Quando a primeira temporada de Bridgerton (a série de época da Netflix) foi lançada, em 2020, não foi só a inclusão de personagens negros em enredos nos quais eles geralmente estariam reduzidos a posições de servidão ou escravidão ou a história a la Orgulho e Preconceito com o adicional de sexo que chamou atenção do público: as versões instrumentais de músicas atuais tocadas durante as cenas se tornaram um dos assuntos favoritos entre os espectadores.
Usar músicas contemporâneas como trilha sonora para obras de época não é novidade no mundo do entretenimento: isso já foi visto — e elogiado — em Maria Antonieta, filme de 2006 dirigido por Sofia Coppola, conhecida por seus filmes com ótimas trilhas sonoras, como Lost In Translation; e também em O Grande Gatsby, adaptação de 2013 que teve a trilha produzida por Jay-Z.

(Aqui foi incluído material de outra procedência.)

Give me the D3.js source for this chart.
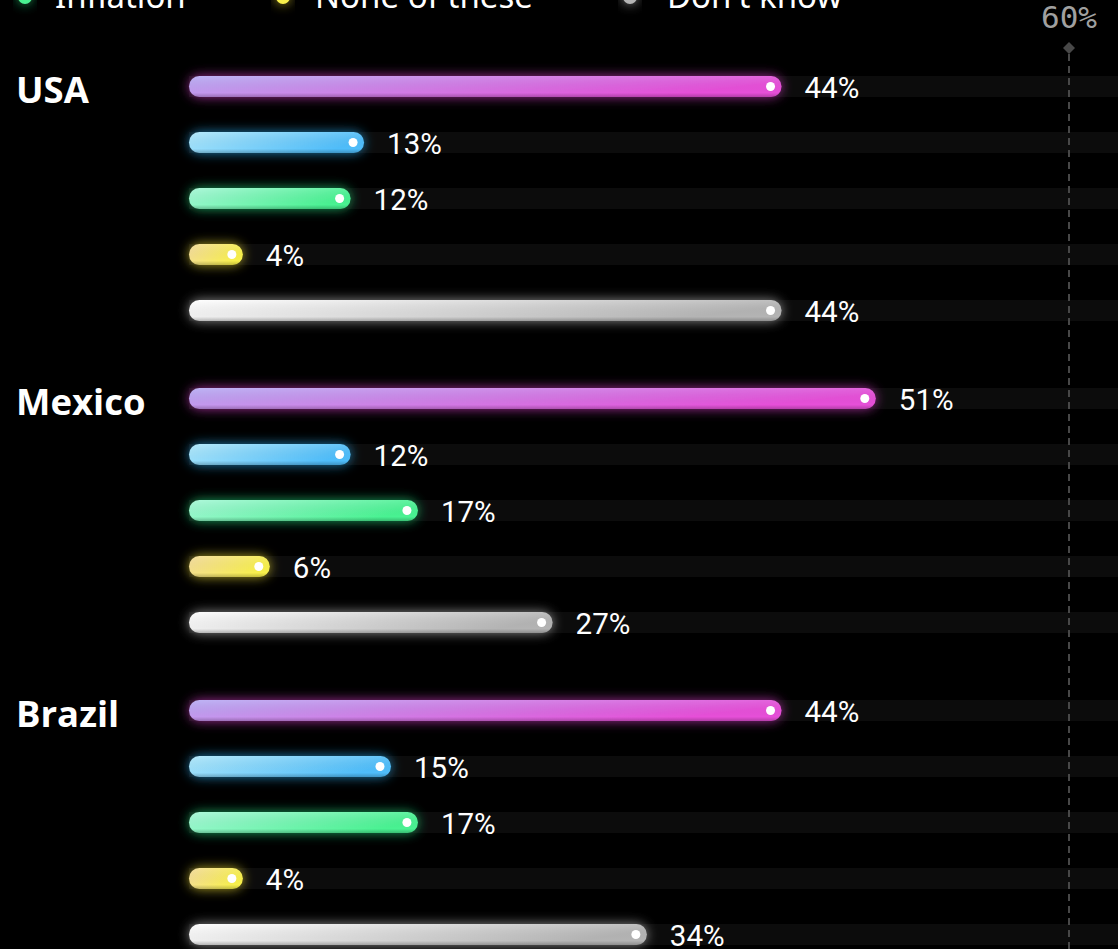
<!DOCTYPE html>
<html>
<head>
<meta charset="utf-8">
<script src="https://cdn.jsdelivr.net/npm/d3@7"></script>
<style>
  html, body { margin: 0; padding: 0; background: #000; }
  svg { display: block; }
</style>
</head>
<body>
<div id="chart"></div>
<script>
// Survey answers by country, one bar per answer
const countries = ["USA", "Mexico", "Brazil"];
const seriesNames = ["Corruption", "Crime", "Inflation", "None of these", "Don't know"];
const usaValues = [44, 13, 12, 4, 44];
const mexicoValues = [51, 12, 17, 6, 27];
const brazilValues = [44, 15, 17, 4, 34];
const axisMax = 60;
const axisTickLabel = "60%";

// Gradient stops (left, right) and glow colour per answer
const seriesLeft = ["#b8aef4", "#b0e8fb", "#a8f8d8", "#f4dc9c", "#ffffff"];
const seriesRight = ["#e64fd8", "#4fbdfa", "#4af292", "#f8f04c", "#b4b4b4"];
const seriesGlow = ["#d23bc4", "#2aa6e8", "#22d37a", "#e8d530", "#d8d8d8"];

const valuesByCountry = [usaValues, mexicoValues, brazilValues];

const W = 1118, H = 949;
const barLeft = 189;
const barH = 21;
const rowStep = 56;
const groupStep = 312;
const firstRowCenter = 86.5;
const markerX = 1069;

const svg = d3.select("#chart").append("svg")
  .attr("width", W).attr("height", H);

const defs = svg.append("defs");

seriesNames.forEach((name, i) => {
  const g = defs.append("linearGradient")
    .attr("id", "grad" + i)
    .attr("x1", "0%").attr("y1", "0%").attr("x2", "100%").attr("y2", "30%");
  g.append("stop").attr("offset", "0%").attr("stop-color", seriesLeft[i]);
  g.append("stop").attr("offset", "100%").attr("stop-color", seriesRight[i]);

  const f = defs.append("filter")
    .attr("id", "glow" + i)
    .attr("x", "-30%").attr("y", "-150%").attr("width", "160%").attr("height", "400%");
  f.append("feDropShadow")
    .attr("dx", 0).attr("dy", 0)
    .attr("stdDeviation", 6)
    .attr("flood-color", seriesGlow[i])
    .attr("flood-opacity", i === 4 ? 0.65 : 0.75);
});

// Shading along the bottom edge of each bar
const shade = defs.append("linearGradient")
  .attr("id", "shade").attr("x1", 0).attr("y1", 0).attr("x2", 0).attr("y2", 1);
shade.append("stop").attr("offset", "0%").attr("stop-color", "#fff").attr("stop-opacity", 0.08);
shade.append("stop").attr("offset", "80%").attr("stop-color", "#000").attr("stop-opacity", 0);
shade.append("stop").attr("offset", "100%").attr("stop-color", "#000").attr("stop-opacity", 0.22);

const x = d3.scaleLinear().domain([0, axisMax]).range([0, 808]);

const rowY = (g, i) => firstRowCenter + g * groupStep + i * rowStep;

// Legend (second row of the legend, top edge of the chart)
const legendItems = [
  { s: 2, cx: 25, tx: 55, y: 8 },
  { s: 3, cx: 283, tx: 315, y: 8 },
  { s: 4, cx: 630, tx: 667, y: 8 }
];
const legend = svg.append("g");
legendItems.forEach(d => {
  legend.append("circle")
    .attr("cx", d.cx).attr("cy", d.y - 11).attr("r", 7)
    .attr("fill", seriesRight[d.s])
    .attr("filter", `url(#glow${d.s})`);
  legend.append("text")
    .attr("x", d.tx).attr("y", d.y)
    .attr("fill", "#fff")
    .attr("font-family", "'Noto Sans', sans-serif")
    .attr("font-size", 33)
    .text(seriesNames[d.s]);
});

// Reference marker at the axis maximum
svg.append("text")
  .attr("x", markerX).attr("y", 28)
  .attr("text-anchor", "middle")
  .attr("fill", "#a0a0a0")
  .attr("font-family", "'DejaVu Sans Mono', monospace")
  .attr("font-size", 31)
  .text(axisTickLabel);

const tracks = svg.append("g");
const marker = svg.append("g");
const bars = svg.append("g");

// Background tracks
countries.forEach((c, g) => {
  valuesByCountry[g].forEach((v, i) => {
    tracks.append("rect")
      .attr("x", barLeft).attr("y", rowY(g, i) - barH / 2)
      .attr("width", W - barLeft).attr("height", barH)
      .attr("fill", "#0c0c0c");
  });
});

marker.append("line")
  .attr("x1", markerX).attr("x2", markerX)
  .attr("y1", 54).attr("y2", H)
  .attr("stroke", "#484848").attr("stroke-width", 2)
  .attr("stroke-dasharray", "7,5");
marker.append("path")
  .attr("d", d3.symbol(d3.symbolSquare, 72)())
  .attr("transform", `translate(${markerX},48) rotate(45)`)
  .attr("fill", "#484848");

countries.forEach((c, g) => {
  svg.append("text")
    .attr("x", 16).attr("y", rowY(g, 0) + 16)
    .attr("fill", "#fff")
    .attr("font-family", "'Open Sans', 'Noto Sans', sans-serif")
    .attr("font-weight", 700)
    .attr("font-size", 36.5)
    .text(c);

  valuesByCountry[g].forEach((v, i) => {
    const cy = rowY(g, i);
    const w = x(v);
    bars.append("rect")
      .attr("x", barLeft).attr("y", cy - barH / 2)
      .attr("width", w).attr("height", barH)
      .attr("rx", barH / 2)
      .attr("fill", `url(#grad${i})`)
      .attr("filter", `url(#glow${i})`);
    bars.append("rect")
      .attr("x", barLeft).attr("y", cy - barH / 2)
      .attr("width", w).attr("height", barH)
      .attr("rx", barH / 2)
      .attr("fill", "url(#shade)");
    bars.append("circle")
      .attr("cx", barLeft + w - 11).attr("cy", cy)
      .attr("r", 4.5)
      .attr("fill", "#fff");
    bars.append("text")
      .attr("x", barLeft + w + 23).attr("y", cy + 11)
      .attr("fill", "#fff")
      .attr("font-family", "Roboto, sans-serif")
      .attr("font-size", 29.5)
      .text(v + "%");
  });
});
</script>
</body>
</html>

E esse recurso tem um nome: é o anacronismo em trilhas sonoras.
O que é o anacronismo em trilhas sonoras?
O anacronismo é um erro temporal. Quando falamos sobre anacronismo em uma obra de ficção, falamos sobre algo que não existia na época em que a história se passa.
Um exemplo clássico disso são os objetos modernos usados em Flintstones: apesar de estarem na Idade da Pedra, os personagens usam carros, jogam boliche e fazem coisas que, obviamente, não existiam naquele tempo.
Quando falamos em anacronismo em trilhas sonoras, estamos falando sobre usar músicas que não são do período em que a história se passa. O uso de músicas antigas, como acontece na trilha de séries como The Umbrella Academy ou The Boys, também vale: em trilhas anacrônicas, as músicas também podem ser de uma época antes da história.
Por que usar o anacronismo na trilha sonora?
Contar qualquer história sem tomar liberdades, licenças poéticas e usar outras ferramentas que a tornem mais interessante para sua audiência é pouco comum. Por isso, o anacronismo é um recurso costumeiro em muitas produções, sejam elas literárias, teatrais ou audiovisuais: além da trilha, roupas, objetos e até mesmo roteiros contam com ele.
Ao escolher músicas contemporâneas — ou, ao menos, lançadas algum tempo depois da época em que a série ou filme se passa — para as trilhas, os produtores encontram uma maneira de ir além da função tradicional de usar músicas para ambientar a história: aqui, elas se tornam um elemento surpresa e surrealista, além de serem uma maneira de levar familiaridade para o espectador.
Quais filmes e séries têm anacronismos em suas trilhas sonoras?
O anacronismo em trilhas sonoras é mais comum do que se imagina e, quando se para para prestar atenção nisso, é fácil encontrar diversas surpresas em filmes e séries que já estamos até cansados de assistir.
Esses são alguns filmes e séries que usaram esse recurso para suas trilhas:
Bridgerton
O exemplo que abre esse texto utilizou músicas contemporâneas como easter eggs em sua primeira temporada e como maneira de contar sua história na segunda: ambientada no século XIX, a série tem versões instrumentais de músicas de artistas como Ariana Grande, Alanis Morissette, Nirvana, Billie Eilish, Miley Cyrus e até mesmo Madonna em sua trilha.
Maria Antonieta
A versão escrita e dirigida por Sofia Coppola da história da rainha deposta durante a Revolução Francesa mistura músicas clássicas e contemporâneas em uma trilha que contém artistas como New Order, The Cure, Siouxsie & the Banshees e The Strokes. O que mais chama atenção aqui, porém, é “I Want Candy”, da banda Bow Wow Wow, sendo tocada no background de uma série de cenas que retratam a extravagante vida que Maria Antonieta e sua corte levavam.
Dickinson
Para contar a história da escritora Emily Dickinson, a série que leva seu sobrenome tem Billie Eilish, A$AP Rocky e Mitski em sua trilha sonora, além de uma participação de Whiz Khalifa como a Morte em um dos episódios.
O Grande Gatsby
Produzida por Jay-Z e The Bullitts, a trilha sonora da versão dirigida por Baz Luhrmann de O Grande Gatsby conta com regravações, como a versão de “Back To Black”, da Amy Winehouse, cantada por Beyoncé e André 3000, e músicas inéditas, como “Young and Beautiful” de Lana del Rey.
Jojo Rabbit
O filme de Taika Waititi se passa durante a queda do regime nazista na Alemanha, em 1945, mas tem em sua trilha “Heroes”, de David Bowie, e uma versão em alemão de “I Want To Hold Your Hand”, dos Beatles — que foi lançada como single na Alemanha em 1964, junto com “She Loves You” (a título de curiosidade, respectivamente, os títulos em alemão são “Komm”, “gib mir deine Hand” e “Sie liebt dich”).